1. Cut The Cable And Phone Cord!

Who watches cable anymore? Streaming services often only cost between $10–20 per month, whereas your cable bill can amount to $55–60 every 30 days. Get all the entertainment you need with Netflix or Crave—it’s time to move on from traditional television.

The other cord that needs cutting is your landline (if you haven’t done this already). We live in a mobile-phone world—and landlines are well past due. Get rid of this needless expense!

2. Cancel Automatic Subscriptions And Memberships

Automatic subscriptions have their use when you’re interested in those products and services.

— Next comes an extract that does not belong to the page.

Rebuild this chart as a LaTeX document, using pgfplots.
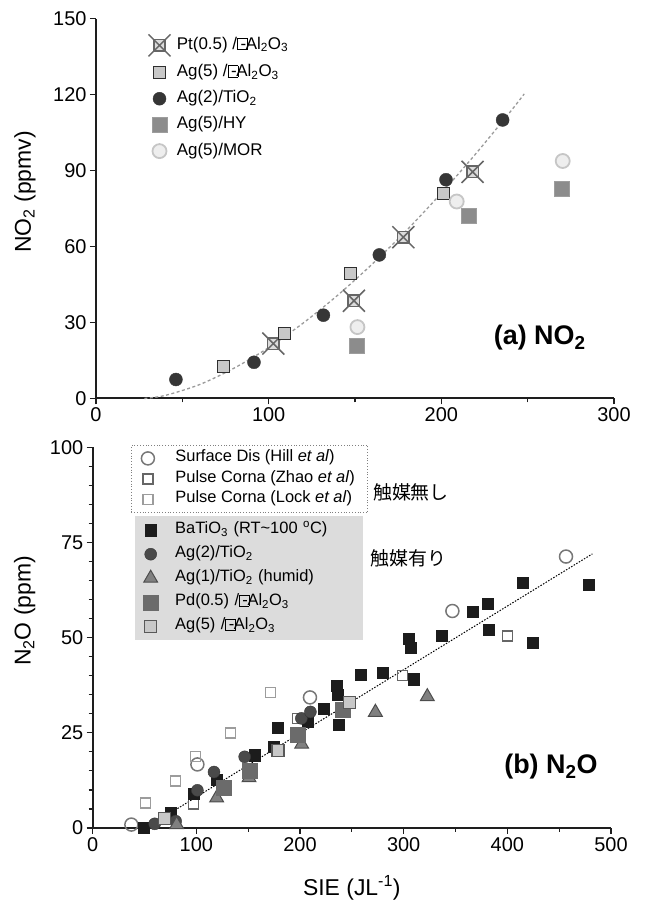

However, it doesn’t take a wizard to show you that paying for unused subscriptions is simply throwing money away. It’s easy to forget how many we’ve subscribed to, so it’s best to audit all of your automatic payments. Manual payments will help you better track where your money is going.

3. Check Your Insurance Rates

Did you know that with auto insurance, you’re usually allowed to switch providers without penalty? So, it goes without saying that you should periodically shop around for more favourable rates. Of course, potential savings depend on your driving record and the vehicle you’re looking to insure—due diligence is always worth the time when you’re trying to save money.

When it comes to home insurance, however, switching providers isn’t as simple. That said, many providers will consider reducing rates in the event you make improvements. Renovations could pave the way to a discount on your home insurance policy. Upgraded carbon monoxide monitors, fire alarms, and burglar alarms could net your savings, as well as updated electrical and HVAC systems.

4. Use Credit Cards Wisely

Credit cards can be a great asset, but they may tempt you to overspend. After all, we’re conditioned to consume. And credit cards are immediately gratifying—especially when you’re lacking cash. Of course, your credit card should only be used in situations that enhance your credit score—namely, for sizable, essential purchases that you can promptly pay off. Beyond that, hide that card away. Otherwise, you’ll be stuck making minimum payments, and penalized by excessively high-interest rates (generally between 16% and 30%).

5. Negotiate Rates With Your Credit Card Company Or Complete A Balance Transfer

The squeaky wheel gets the grease. More specifically, you won’t get nice things if you don’t ask—and that’s especially true of credit card companies.

As long as you’ve been keeping up with your payments, it’s possible to convince your credit card issuer to decrease your rate. Furthermore, you may transfer your balance to a different card. Call the number on the back of your credit card and explain your request. If the company isn’t receptive, multiple balance transfer cards exist with an introductory 0% APR that’ll save you significant interest, albeit over the short term.

6. Avoid Convenience Foods And Fast Food

David Bach coined and trademarked the phrase “Latte Factor”—those small, day-to-day conveniences that, when eliminated, can actually provide you with a significant, and somewhat surprising, sum of money. For example, takeout costs way more than adequately prepared, nutritious meals. It only takes 60 minutes of weekly food prep to supply you with affordable meals and snacking options for the next 7 days. On average, you’re paying anywhere between $10 to $20 for a takeout meal whereas a home cooked meal costs ~$4.50 per serving.  And don’t be afraid to use a crockpot to make hearty meals that save both time and money!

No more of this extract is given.